AXA Investment Managers (IM) is tapping into the growing appetite for global property stocks with a new global product that combines exposure to listed equities and corporate bonds.

AXA Investment Managers (IM) is tapping into the growing appetite for global property stocks with a new global product that combines exposure to listed equities and corporate bonds.

By allocating a relatively large portion (40%) to bonds, the volatility of the product is significantly reduced, according to Frédéric Tempel, head of listed real estate at AXA IM. ‘The mix is also roughly in line with the balance sheet of a listed real estate company which often has a debt/equity ratio of 40:60,’ he noted. ‘The strategy reflects the investment profile of a normal real estate operator but is more liquid.’

Structured as a Luxembourg-based SICAV, WF Global Flexible Property was launched at end-2014, has a six-year term and target returns of between 6%-8% with a 60% allocation to equities, Tempel said.

The targeted returns are a blend of those expected from the two sides of the mix. Equities historically provide a stronger return than bonds but are more risky. With a 60% share of the total, the expected return is put at 8-10%. By contrast, bonds generally yield a lower return but are also less volatile than equities. With a 40% share of the total allocation, expected returns for this portion are put at 3-5%.

When financial markets are more volatile, the bond share of the mix will be increased somewhat, Tempel said. ‘The bonds and equities share are communicating vessels. It’s all the same product but the allocation to each asset class will depend on investment conditions. That is the beauty of this strategy, you can hedge both and you can move the needle in terms of returns by 1-2% with both bond and stock picking. Altogether that can add up to a high single-digit return.’

AXA IM’s hybrid fund product is a cousin of the balanced funds that were introduced about 10 years ago to offer investors the benefits of equities and bonds in a single vehicle. While still a novelty in the property industry, Tempel is optimistic that the fund product will appeal to a growing base of real estate investors. ‘There is definitely demand for real estate linked products combining income and daily liquidity. The outlook for property in general is very positive and the appetite for income-generating products is huge. The appetite is there and will grow.’

Tempel expects to garner interest for the product from investors in Asia, the Americas and Europe. ‘The Netherlands but also the Nordics have very sophisticated investors. Historically, there is appetite for equities among Dutch institutional investors.’ While Europe is highest on the list, North America is also a target, Tempel said. ‘We have good access to the Canadian pension fund community.’

Track record
A potential deterrent for insurers to invest in real estate equities rather than direct property is the fact that capital requirements under Solvency II are higher for equities than for direct real estate. ‘But,’ Tempel pointed out, ‘capital requirements for bonds are significantly lower. We are investigating whether it is possible to reduce the level of capital requirements for a mix of equities and bonds to the same level as for direct real estate.’

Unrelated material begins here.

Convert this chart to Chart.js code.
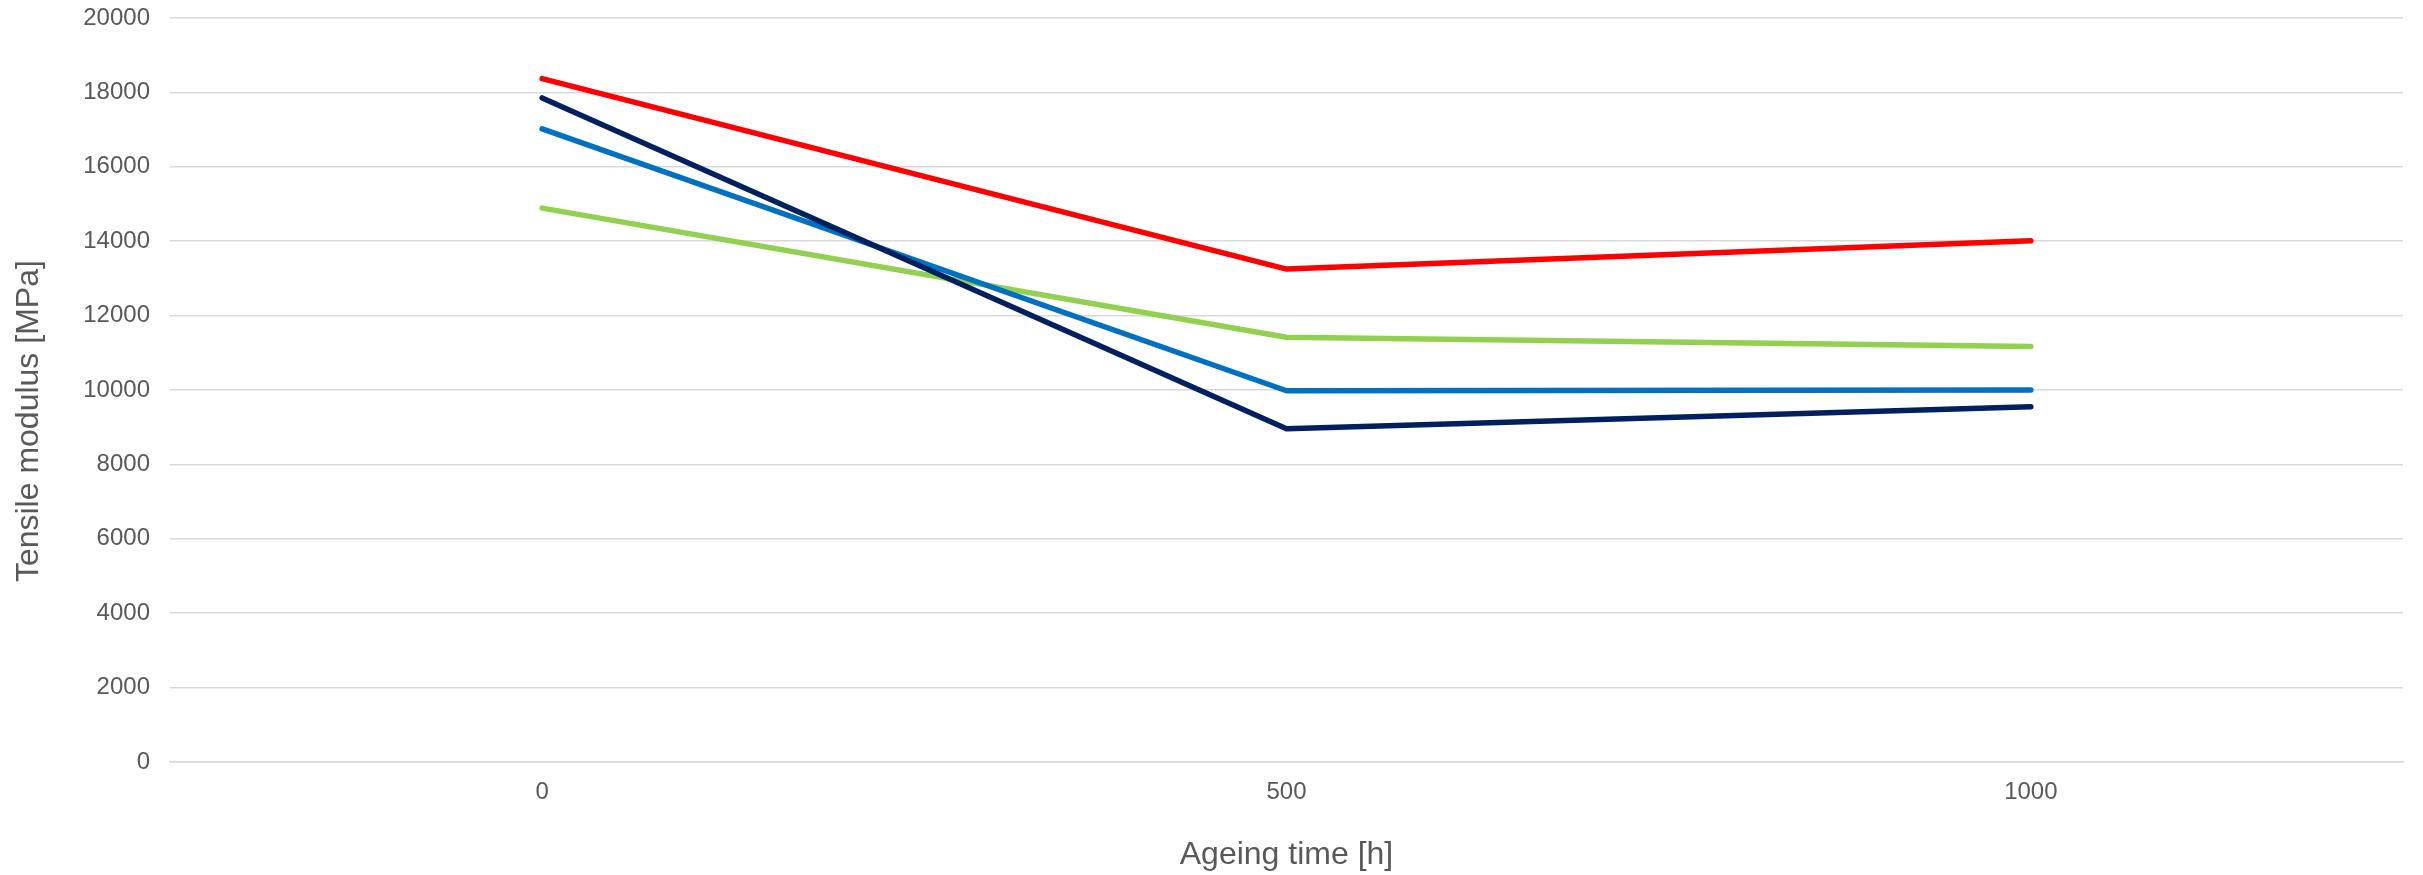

In the coming 12 months, Tempel aims to raise a few hundred million euros for the strategy but claims that ultimately it could represent a ‘multi-billion-euro pool’ in allocations. ‘The market likes to see a three-year track record first and it takes time to explain a new approach, but so far the feedback has been very positive. Ultimately I think we will see more products. We’re seeing some of our competitors going in the same direction and that will help us as it will familiarise our potential clients with the product.’

The strategy is managed by a specialist team of 11 real estate equites and debt analysts which monitor the balance sheets and cashflows of selected companies and compare their relative valuations against their peers.

At present, the team is based in Paris and London but Tempel aims to expand it to Asia and the US in due course. ‘We add value by offering active strategic allocation management in terms of the equity/debt allocation as well as selective company investments based on the expected value creation and real estate fundamentals.’

Property is not like broader stocks in the market, he added. ‘It requires a deeper understanding of finance and equities. Our team analyses the factors that bring movement and where we are in the capital cycle depends on investor appetite in the investment class as well as the debt cycle. Beyond the income story, it’s important to keep an eye on where we stand in the lending cycle. We monitor how disciplined lenders are as they go up the risk curve and move the cursor in a pro-active manner.’

This is not the first time AXA Real Estate is breaking new ground. Well before the financial crisis broke, the Paris-based company was setting up a platform to enter real estate lending and got off to a flying start as the market opened up for alternative lenders. Tempel: ‘We are lucky to have coverage of all the leading asset classes in house. What we are doing now is bringing them more closely together to build a platform based on the submarkets of the property markets.’